La conversión a la que nos invita la Cuaresma debe tocar a toda la persona y dura lo que dure la vida; la conversión es un proceso que se debe asumir para toda la vida.
Un año más iniciamos el tiempo fuerte de la Cuaresma. Un tiempo de gracia que el Señor nos concede para una profunda transformación interior y exterior en todo lo que se refiere a los sentimientos y comportamientos.

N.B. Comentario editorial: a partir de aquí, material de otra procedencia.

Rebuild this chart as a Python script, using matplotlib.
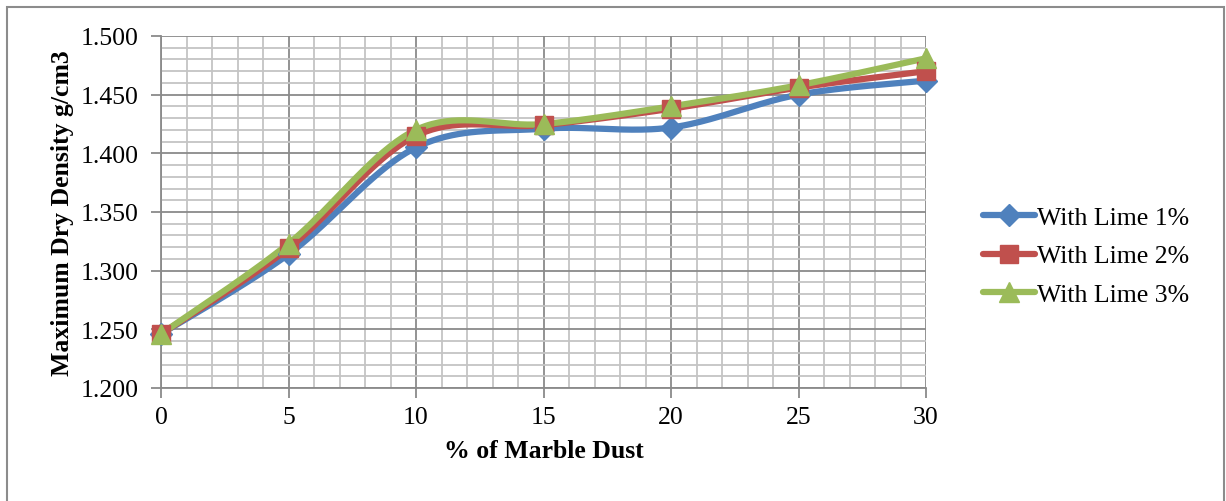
import numpy as np
import matplotlib.pyplot as plt
from matplotlib.ticker import MultipleLocator, FormatStrFormatter
from matplotlib.lines import Line2D
from matplotlib.patches import Rectangle

plt.rcParams['font.family'] = ['Liberation Serif', 'DejaVu Serif']

marble_dust = [0, 5, 10, 15, 20, 25, 30]
lime_1 = [1.246, 1.314, 1.405, 1.421, 1.422, 1.450, 1.462]
lime_2 = [1.246, 1.319, 1.415, 1.424, 1.438, 1.456, 1.470]
lime_3 = [1.246, 1.323, 1.420, 1.425, 1.440, 1.458, 1.481]
labels = ["With Lime 1%", "With Lime 2%", "With Lime 3%"]

colors = ["#4F81BD", "#C0504D", "#9BBB59"]
markers = ["D", "s", "^"]
msizes = [11, 13, 15]


def smooth(x, y, n=40):
    # catmull-rom through each point, drawn as cubic bezier segments
    x = np.asarray(x, float)
    y = np.asarray(y, float)
    px = np.concatenate([[x[0]], x, [x[-1]]])
    py = np.concatenate([[y[0]], y, [y[-1]]])
    t = np.linspace(0, 1, n)
    xs, ys = [], []
    for i in range(1, len(px) - 2):
        p0 = np.array([px[i], py[i]])
        p3 = np.array([px[i + 1], py[i + 1]])
        c1 = p0 + (p3 - np.array([px[i - 1], py[i - 1]])) / 6
        c2 = p3 - (np.array([px[i + 2], py[i + 2]]) - p0) / 6
        b = ((1 - t) ** 3)[:, None] * p0 + (3 * (1 - t) ** 2 * t)[:, None] * c1 \
            + (3 * (1 - t) * t ** 2)[:, None] * c2 + (t ** 3)[:, None] * p3
        xs.append(b[:, 0])
        ys.append(b[:, 1])
    return np.concatenate(xs), np.concatenate(ys)


fig = plt.figure(figsize=(12.26, 5.02), dpi=100)
fig.patches.append(Rectangle((7 / 1226, -0.1), 1217 / 1226, 1.1 - 8 / 502,
                             transform=fig.transFigure, fill=False,
                             edgecolor="#8c8c8c", linewidth=1.5))
ax = fig.add_axes([161 / 1226, 113 / 502, 765 / 1226, 352 / 502])

ax.set_xlim(0, 30)
ax.set_ylim(1.2, 1.5)
ax.xaxis.set_major_locator(MultipleLocator(5))
ax.xaxis.set_minor_locator(MultipleLocator(1))
ax.yaxis.set_major_locator(MultipleLocator(0.05))
ax.yaxis.set_minor_locator(MultipleLocator(0.01))
ax.yaxis.set_major_formatter(FormatStrFormatter("%.3f"))

ax.grid(which="minor", color="#c4c4c4", linewidth=1.3)
ax.grid(which="major", color="#8a8a8a", linewidth=1.3)
ax.set_axisbelow(True)
for s in ["top", "right"]:
    ax.spines[s].set_visible(False)
for s in ["left", "bottom"]:
    ax.spines[s].set_color("#8a8a8a")
    ax.spines[s].set_linewidth(1.3)
ax.tick_params(axis="y", which="major", length=7, width=1.3, color="#8a8a8a",
               labelsize=18.5, pad=9)
ax.tick_params(axis="x", which="major", length=7, width=1.3, color="#8a8a8a",
               labelsize=18.5, pad=6)
ax.tick_params(which="minor", length=0)

handles = []
for ys, c, m, ms, lab in zip([lime_1, lime_2, lime_3], colors, markers, msizes, labels):
    sx, sy = smooth(marble_dust, ys)
    ax.plot(sx, sy, color=c, linewidth=4.5, solid_capstyle="round", zorder=3)
    ax.plot(marble_dust, ys, linestyle="none", marker=m, markersize=ms,
            color=c, zorder=4, clip_on=False)
    handles.append(Line2D([], [], color=c, linewidth=4.5, marker=m, markersize=ms,
                          solid_capstyle="round", label=lab))

ax.set_xlabel("% of Marble Dust", fontsize=18.5, fontweight="bold", labelpad=8)
ax.set_ylabel("Maximum Dry Density g/cm3", fontsize=18.5, fontweight="bold", labelpad=5)

fig.legend(handles=handles, loc="center left", bbox_to_anchor=(973 / 1226, 1 - 257 / 502),
           frameon=False, fontsize=18.5, handlelength=2.0, handletextpad=0.1,
           labelspacing=0.62, borderaxespad=0)

fig.savefig("out.png", dpi=100)
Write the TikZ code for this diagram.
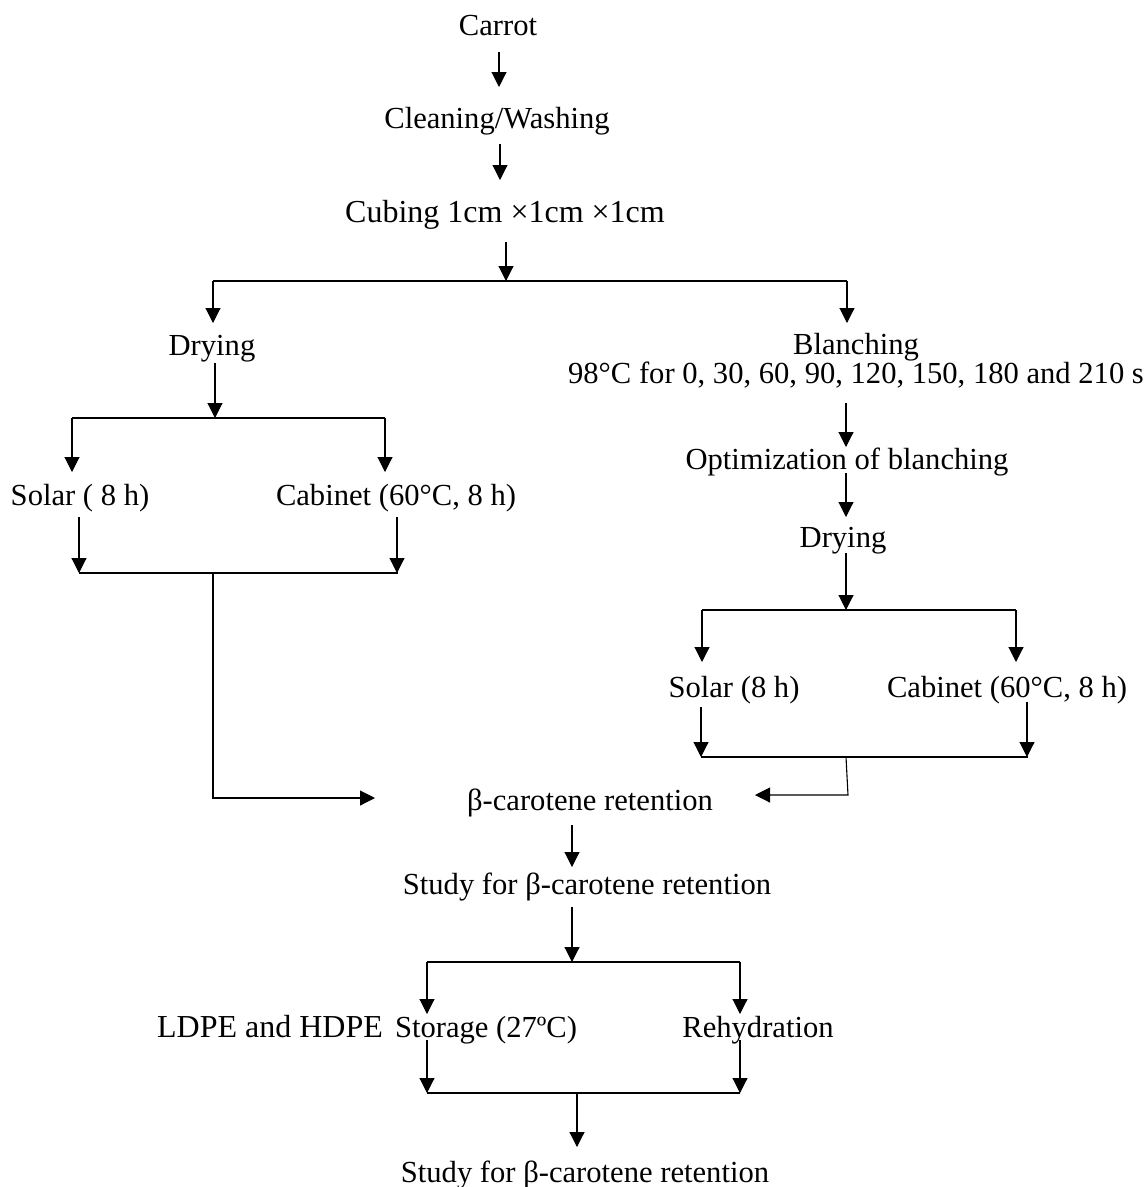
\documentclass[tikz,border=0pt]{standalone}
\usepackage{fontspec}
\setmainfont{Liberation Serif}
\usetikzlibrary{arrows.meta}
\begin{document}
\begin{tikzpicture}[x=1pt,y=-1pt,
  txt/.style={inner sep=0pt, anchor=base, font=\fontsize{30.6}{34}\selectfont},
  big/.style={font=\fontsize{32}{36}\selectfont},
  ln/.style={line width=1.1pt},
  arr/.style={ln, -{Triangle[length=15pt,width=15pt]}}]
\useasboundingbox (0,0) rectangle (1148,1187);
% text nodes
\node[txt] (carrot) at (498,35) {Carrot};
\node[txt] (clean) at (497,128) {Cleaning/Washing};
\node[txt,big] (cube) at (505,222) {Cubing 1cm ×1cm ×1cm};
\node[txt] (dryL) at (212,355) {Drying};
\node[txt] (solarL) at (80,505) {Solar ( 8 h)};
\node[txt] (cabL) at (396,505) {Cabinet (60°C, 8 h)};
\node[txt] (blanch) at (856,354) {Blanching};
\node[txt] (blanchT) at (856,383) {98°C for 0, 30, 60, 90, 120, 150, 180 and 210 s};
\node[txt] (opt) at (847,469) {Optimization of blanching};
\node[txt] (dryR) at (843,547) {Drying};
\node[txt] (solarR) at (734,697) {Solar (8 h)};
\node[txt] (cabR) at (1007,697) {Cabinet (60°C, 8 h)};
\node[txt] (beta) at (590,810) {β-carotene retention};
\node[txt] (study1) at (587,894) {Study for β-carotene retention};
\node[txt,big] (ldpe) at (270,1037) {LDPE and HDPE};
\node[txt] (stor) at (486,1037) {Storage (27ºC)};
\node[txt] (rehy) at (758,1037) {Rehydration};
\node[txt] (study2) at (585,1182) {Study for β-carotene retention};
% junction coordinates
\coordinate (c1a) at (499,52);   \coordinate (c1b) at (499,87);
\coordinate (c2a) at (500,144);  \coordinate (c2b) at (500,180);
\coordinate (c3a) at (506,242);  \coordinate (c3b) at (506,281);
\coordinate (h1l) at (213,281);  \coordinate (h1r) at (847,281);
\coordinate (dLin) at (213,323); \coordinate (bIn) at (847,323);
\coordinate (dLa) at (215,363);  \coordinate (dLb) at (215,418);
\coordinate (h2l) at (72,418);   \coordinate (h2r) at (385,418);
\coordinate (sLin) at (72,472);  \coordinate (cLin) at (385,472);
\coordinate (sLa) at (79,517);   \coordinate (sLb) at (79,573);
\coordinate (cLa) at (397,517);  \coordinate (cLb) at (397,573);
\coordinate (h3r) at (398,573);  \coordinate (h3m) at (213,573);
\coordinate (lCorner) at (213,798); \coordinate (betaL) at (375,798);
\coordinate (bla) at (846,403);  \coordinate (blb) at (846,447);
\coordinate (opa) at (846,473);  \coordinate (opb) at (846,517);
\coordinate (dra) at (846,553);  \coordinate (drb) at (846,610);
\coordinate (h4l) at (702,610);  \coordinate (h4r) at (1016,610);
\coordinate (sRin) at (702,662); \coordinate (cRin) at (1016,662);
\coordinate (sRa) at (701,707);  \coordinate (sRb) at (701,757);
\coordinate (cRa) at (1027,702); \coordinate (cRb) at (1027,757);
\coordinate (h5r) at (1028,757); \coordinate (h5m) at (846,757);
\coordinate (rCorner) at (848,795); \coordinate (betaR) at (755,795);
\coordinate (bea) at (572,825);  \coordinate (beb) at (572,867);
\coordinate (sta) at (572,907);  \coordinate (stb) at (572,962);
\coordinate (h6l) at (427,962);  \coordinate (h6r) at (740,962);
\coordinate (storIn) at (427,1014); \coordinate (rehyIn) at (740,1014);
\coordinate (stoa) at (427,1040); \coordinate (stob) at (427,1093);
\coordinate (rea) at (740,1040); \coordinate (reb) at (740,1093);
\coordinate (h7m) at (577,1093); \coordinate (fin) at (577,1147);
% connectors
\draw[arr] (c1a) -- (c1b);
\draw[arr] (c2a) -- (c2b);
\draw[arr] (c3a) -- (c3b);
\draw[ln] (h1l) -- (h1r);
\draw[arr] (h1l) -- (dLin);
\draw[arr] (h1r) -- (bIn);
\draw[arr] (dLa) -- (dLb);
\draw[ln] (h2l) -- (h2r);
\draw[arr] (h2l) -- (sLin);
\draw[arr] (h2r) -- (cLin);
\draw[arr] (sLa) -- (sLb);
\draw[arr] (cLa) -- (cLb);
\draw[ln] (sLb) -- (h3r);
\draw[arr] (h3m) -- (lCorner) -- (betaL);
\draw[arr] (bla) -- (blb);
\draw[arr] (opa) -- (opb);
\draw[arr] (dra) -- (drb);
\draw[ln] (h4l) -- (h4r);
\draw[arr] (h4l) -- (sRin);
\draw[arr] (h4r) -- (cRin);
\draw[arr] (sRa) -- (sRb);
\draw[arr] (cRa) -- (cRb);
\draw[ln] (sRb) -- (h5r);
\draw[arr] (h5m) -- (rCorner) -- (betaR);
\draw[arr] (bea) -- (beb);
\draw[arr] (sta) -- (stb);
\draw[ln] (h6l) -- (h6r);
\draw[arr] (h6l) -- (storIn);
\draw[arr] (h6r) -- (rehyIn);
\draw[arr] (stoa) -- (stob);
\draw[arr] (rea) -- (reb);
\draw[ln] (stob) -- (reb);
\draw[arr] (h7m) -- (fin);
\end{tikzpicture}
\end{document}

Es un tiempo adecuado que nos invita, en definitiva, a la conversión, a asimilar los sentimientos de Cristo (como nos dice San Pablo en Filipenses), de tal modo que podamos convertirnos en “hermenéutica” (interpretación) del Evangelio de Jesucristo.
Pero preguntémonos: ¿Qué implica la conversión a la que nos invita Jesús, particularmente en este tiempo de Cuaresma? La conversión es, ante todo, un éxodo interior y exterior que comporta una transformación del corazón, de la mente y de las actitudes-comportamientos.
Cambio del corazón. Pasar de un corazón de piedra —un corazón insensible a la llamada del Señor y a los gritos que nos llegan de los demás— a un corazón de carne: un corazón vuelto hacia el Señor, para hacer su voluntad, y hacia los otros, para ser solidarios con ellos. Es por ello que una primera pregunta que nos hemos de hacer es: ¿Hacia dónde está orientado nuestro corazón?
Cambio de mente. “Vosotros pensáis como los hombres y no como Dios” (como dice San Mateo). La Cuaresma nos pide pasar de una mentalidad dominada por la mundanidad, centrada en nosotros mismos, a una mentalidad abierta al modo de ver, juzgar y actuar de Dios. Un Dios que se revela como el Dios de la historia: “Yo soy el que soy”, “Yo soy el que actúa”, “Yo soy el que escucha el grito de los pobres” (según dice el Éxodo).
Cambio de actitudes y comportamientos. “Por sus frutos lo conoceréis” (como dice San Mateo). El cambio de actitudes y comportamientos es la consecuencia del cambio del corazón y de la mente: “Un árbol bueno no puede dar frutos malos” (según dice San Mateo). El éxodo, propio de este tiempo cuaresmal, en este caso consiste en pasar de comportamientos centrados en nosotros mismos —sed de poder, de disfrutar cueste lo que cueste— a comportamientos animados por el deseo de entrega a Dios y a los hombres y mujeres de nuestro tiempo.
La conversión a la que nos invita la Cuaresma debe tocar a toda la persona y dura lo que dure la vida; la conversión es un proceso que se debe asumir para toda la vida. Por otra parte, la conversión es un compromiso que no se puede retardar: “Si escucháis hoy la voz del Señor, no endurezcáis vuestro corazón” (como nos dice en Hebreos), porque “si no os convertís, todos pereceréis del mismo modo” (como san Lucas nos dice).
Es necesario, por tanto, “pararse”. Para ello, es necesario tomar tiempo para descender a nuestra interioridad más profunda; es necesario hacer un alto en el camino para ver y examinar mi mente, mis juicios y prejuicios, mis convicciones más profundas. En este sentido, bien podemos decir que la Cuaresma es un tiempo propicio para hacer una profunda revisión de nuestra vida en todos sus aspectos.
Nuestra Madre, la Virgen María, nos ayudará a vivir bien la Cuaresma y a prepararnos para celebrar la Semana Santa.